--- SOURCE MATERIAL ---
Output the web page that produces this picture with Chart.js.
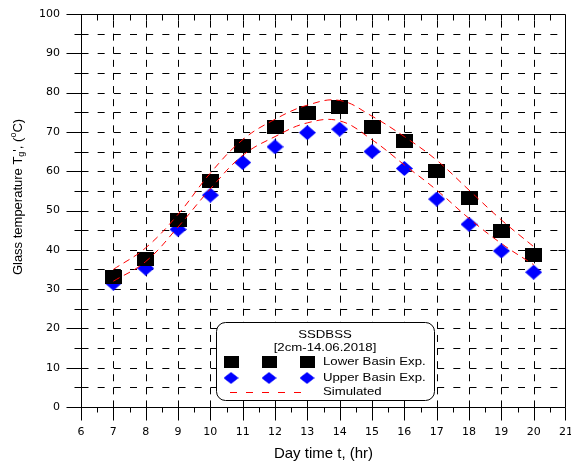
---
--- SOURCE MATERIAL ---
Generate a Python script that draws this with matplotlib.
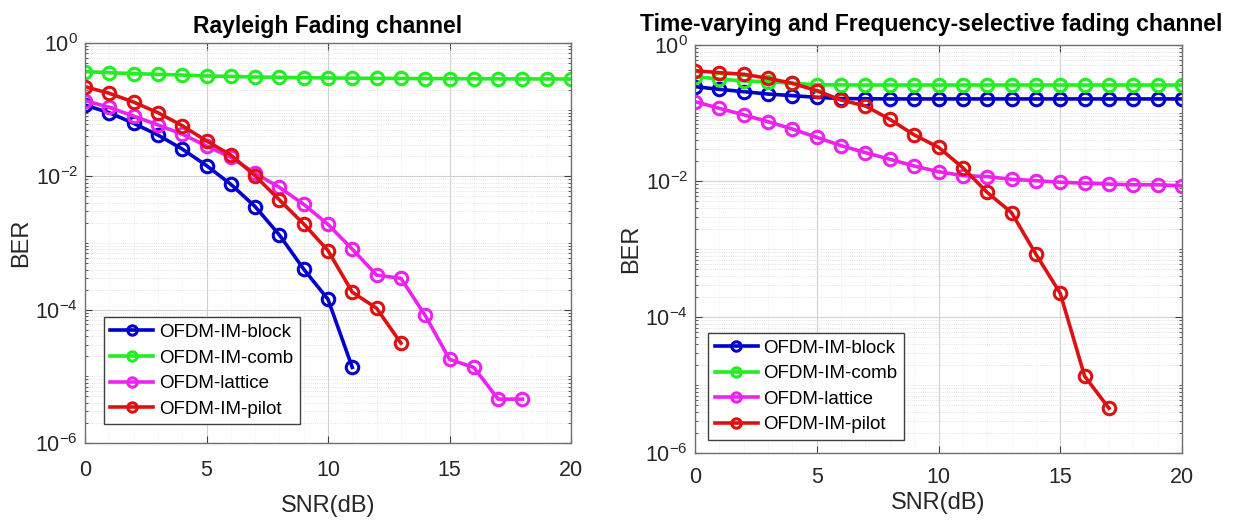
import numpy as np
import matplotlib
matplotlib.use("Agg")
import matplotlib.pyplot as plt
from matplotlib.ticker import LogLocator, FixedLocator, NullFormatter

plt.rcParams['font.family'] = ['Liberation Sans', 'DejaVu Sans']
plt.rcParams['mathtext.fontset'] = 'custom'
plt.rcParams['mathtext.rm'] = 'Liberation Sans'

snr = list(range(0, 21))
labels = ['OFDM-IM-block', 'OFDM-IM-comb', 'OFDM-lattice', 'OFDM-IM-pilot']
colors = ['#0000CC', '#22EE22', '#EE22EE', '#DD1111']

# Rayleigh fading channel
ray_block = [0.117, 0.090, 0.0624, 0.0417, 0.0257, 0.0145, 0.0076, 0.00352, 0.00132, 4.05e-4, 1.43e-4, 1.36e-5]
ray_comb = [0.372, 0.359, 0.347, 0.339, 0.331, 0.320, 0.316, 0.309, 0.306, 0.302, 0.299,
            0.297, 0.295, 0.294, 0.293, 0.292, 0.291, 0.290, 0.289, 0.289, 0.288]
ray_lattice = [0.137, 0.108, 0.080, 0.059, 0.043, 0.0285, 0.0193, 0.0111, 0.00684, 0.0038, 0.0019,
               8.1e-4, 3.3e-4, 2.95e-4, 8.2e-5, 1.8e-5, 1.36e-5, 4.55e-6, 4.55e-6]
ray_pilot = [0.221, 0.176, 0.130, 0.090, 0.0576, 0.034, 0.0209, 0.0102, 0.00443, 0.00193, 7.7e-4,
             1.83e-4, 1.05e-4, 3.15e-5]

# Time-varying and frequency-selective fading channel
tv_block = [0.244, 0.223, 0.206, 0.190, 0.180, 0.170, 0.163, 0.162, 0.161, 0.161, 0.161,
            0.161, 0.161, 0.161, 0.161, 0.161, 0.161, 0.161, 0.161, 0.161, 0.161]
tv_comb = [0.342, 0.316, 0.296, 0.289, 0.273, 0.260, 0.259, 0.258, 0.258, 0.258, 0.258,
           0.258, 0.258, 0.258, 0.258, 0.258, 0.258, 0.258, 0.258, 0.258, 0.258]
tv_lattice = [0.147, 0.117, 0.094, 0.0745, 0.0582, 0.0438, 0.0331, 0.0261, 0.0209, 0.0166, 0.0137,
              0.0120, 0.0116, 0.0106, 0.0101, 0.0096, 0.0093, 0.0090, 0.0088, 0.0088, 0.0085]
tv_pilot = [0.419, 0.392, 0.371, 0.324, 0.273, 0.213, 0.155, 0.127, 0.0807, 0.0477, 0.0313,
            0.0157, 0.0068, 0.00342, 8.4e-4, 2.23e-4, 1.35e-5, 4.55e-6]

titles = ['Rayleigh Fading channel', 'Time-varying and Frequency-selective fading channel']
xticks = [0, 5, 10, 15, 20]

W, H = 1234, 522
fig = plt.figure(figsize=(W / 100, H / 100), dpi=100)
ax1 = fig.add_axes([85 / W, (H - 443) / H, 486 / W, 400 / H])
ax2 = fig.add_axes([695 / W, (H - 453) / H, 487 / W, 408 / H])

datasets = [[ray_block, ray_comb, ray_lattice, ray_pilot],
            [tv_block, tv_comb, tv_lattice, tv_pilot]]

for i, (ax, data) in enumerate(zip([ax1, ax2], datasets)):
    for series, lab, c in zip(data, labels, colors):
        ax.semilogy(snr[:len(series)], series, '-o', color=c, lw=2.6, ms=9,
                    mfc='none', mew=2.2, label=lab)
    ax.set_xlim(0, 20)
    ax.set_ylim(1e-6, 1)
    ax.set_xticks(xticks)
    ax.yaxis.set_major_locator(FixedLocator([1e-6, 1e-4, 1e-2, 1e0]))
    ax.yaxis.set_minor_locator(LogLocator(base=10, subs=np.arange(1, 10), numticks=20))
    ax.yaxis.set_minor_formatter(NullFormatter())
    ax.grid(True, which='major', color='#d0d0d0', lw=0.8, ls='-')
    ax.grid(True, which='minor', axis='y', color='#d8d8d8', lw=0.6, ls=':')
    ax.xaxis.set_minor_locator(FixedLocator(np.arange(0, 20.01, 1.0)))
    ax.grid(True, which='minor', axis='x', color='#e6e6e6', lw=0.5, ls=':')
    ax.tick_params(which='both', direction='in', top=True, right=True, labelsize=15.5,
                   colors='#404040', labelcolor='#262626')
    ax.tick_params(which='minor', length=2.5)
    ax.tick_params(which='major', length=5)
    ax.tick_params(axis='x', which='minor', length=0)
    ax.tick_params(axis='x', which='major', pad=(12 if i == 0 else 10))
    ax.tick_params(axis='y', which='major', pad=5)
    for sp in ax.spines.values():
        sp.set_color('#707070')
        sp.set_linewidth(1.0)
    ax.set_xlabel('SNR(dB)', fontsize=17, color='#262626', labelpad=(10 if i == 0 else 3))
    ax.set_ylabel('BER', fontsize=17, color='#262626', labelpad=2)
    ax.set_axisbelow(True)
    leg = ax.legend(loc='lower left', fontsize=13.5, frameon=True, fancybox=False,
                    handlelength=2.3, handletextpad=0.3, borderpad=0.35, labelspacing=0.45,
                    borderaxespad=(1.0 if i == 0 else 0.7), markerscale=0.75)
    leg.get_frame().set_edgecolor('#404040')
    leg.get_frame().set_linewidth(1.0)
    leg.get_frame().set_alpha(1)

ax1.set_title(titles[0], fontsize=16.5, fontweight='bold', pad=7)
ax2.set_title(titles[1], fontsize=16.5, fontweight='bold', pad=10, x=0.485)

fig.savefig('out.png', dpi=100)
---
* _THE EXERCISE_: Above are the records. Copy only the lines from the one with "Generate a Python" through the one with "1.83e-4, 1.05e-4, 3.15e-5]", exactly, with no pictures.

* _THE COMPLETED TASK_:
Generate a Python script that draws this with matplotlib.
import numpy as np
import matplotlib
matplotlib.use("Agg")
import matplotlib.pyplot as plt
from matplotlib.ticker import LogLocator, FixedLocator, NullFormatter

plt.rcParams['font.family'] = ['Liberation Sans', 'DejaVu Sans']
plt.rcParams['mathtext.fontset'] = 'custom'
plt.rcParams['mathtext.rm'] = 'Liberation Sans'

snr = list(range(0, 21))
labels = ['OFDM-IM-block', 'OFDM-IM-comb', 'OFDM-lattice', 'OFDM-IM-pilot']
colors = ['#0000CC', '#22EE22', '#EE22EE', '#DD1111']

# Rayleigh fading channel
ray_block = [0.117, 0.090, 0.0624, 0.0417, 0.0257, 0.0145, 0.0076, 0.00352, 0.00132, 4.05e-4, 1.43e-4, 1.36e-5]
ray_comb = [0.372, 0.359, 0.347, 0.339, 0.331, 0.320, 0.316, 0.309, 0.306, 0.302, 0.299,
            0.297, 0.295, 0.294, 0.293, 0.292, 0.291, 0.290, 0.289, 0.289, 0.288]
ray_lattice = [0.137, 0.108, 0.080, 0.059, 0.043, 0.0285, 0.0193, 0.0111, 0.00684, 0.0038, 0.0019,
               8.1e-4, 3.3e-4, 2.95e-4, 8.2e-5, 1.8e-5, 1.36e-5, 4.55e-6, 4.55e-6]
ray_pilot = [0.221, 0.176, 0.130, 0.090, 0.0576, 0.034, 0.0209, 0.0102, 0.00443, 0.00193, 7.7e-4,
             1.83e-4, 1.05e-4, 3.15e-5]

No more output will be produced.